Back in January, when it emerged that former national security adviser John Bolton was publishing a book critical of the Trump administration and was willing to testify against President Trump in his Senate impeachment trial if subpoenaed, I speculated in a New York Times op-ed that a combination of patriotism, professional principle, payback, and personal ambition must have motivated him to turn against the president.1 Having now read Bolton’s The Room Where It Happened, slogging through almost five hundred pages of bumptious recitation, fatuous braggadocio, and lame attempts at wit, I can confirm that those were his reasons, though I’d change the order. The virtuous ones—patriotism and professional principle—were clearly subordinate to the other two.
It’s hard to be cool when you’re John Bolton, and evidently almost as hard not to be outright offensive. This emerges in his painfully maladroit efforts to lend color to a turgid narrative preoccupied with self-flattery and score-settling. In a particularly distasteful instance of the latter, he reports that Trump told him that Secretary of State Rex Tillerson had called UN ambassador Nikki Haley a “cunt” to her face. The main point that Bolton is developing here is that Trump disliked Tillerson. Yet given what we know of Trump’s attitudes toward women, that particular snippet of vicious hearsay—Bolton intimates that Trump may have fabricated it—would have been more likely to endear Tillerson to the president than to offend him, which makes Bolton’s retailing of the anecdote especially gratuitous. His likely intent is to underline his own evident disdain for Haley without taking responsibility for vulgar misogyny. Later in the book, he oozes condescension toward her, accusing her of “taking advantage of the very few camera appearances left” before she stepped down as UN ambassador. Perhaps he thinks he’s being clever.
Bolton also has an unfortunate penchant for defensive self-justification.
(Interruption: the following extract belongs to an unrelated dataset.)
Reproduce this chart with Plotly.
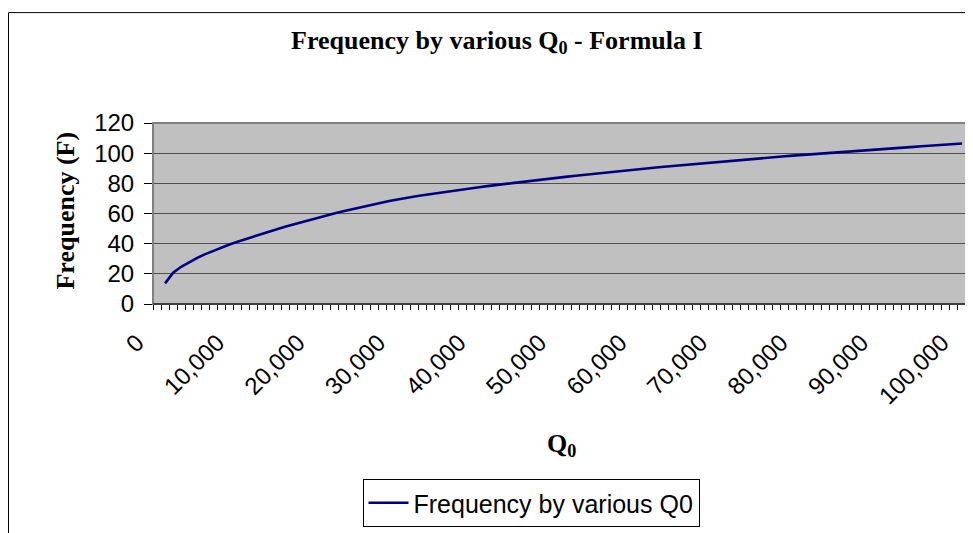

In late April 2018, he appeared on a couple of Sunday talk shows and put forward “the Libya model” as suitable for taming North Korea’s nuclear ambitions. That example, as an instrument of persuasion, was inane: in October 2011, Libyan leader Muammar Qaddafi was overthrown by rebels assisted by US and NATO forces, chased into a drainage pipe, and executed. Many commentators noted that this was hardly a scenario likely to appeal to North Korean leader Kim Jong-un, and even Trump agreed. Yet Bolton insists on his rhetorical artfulness, implying that he “didn’t get through” because Trump didn’t understand that before the Arab Spring led to Qaddafi’s overthrow and death, the United States had successfully weaned Libya off nuclear weapons in 2003 with effective interdiction of necessary materials, prospective international political rehabilitation, implicit security guarantees, and possible sanctions relief. Then he pedantically deigns to school his readers in “the classic logical fallacy of ‘post hoc, ergo propter hoc’ (‘after this, therefore because of this’).” They are…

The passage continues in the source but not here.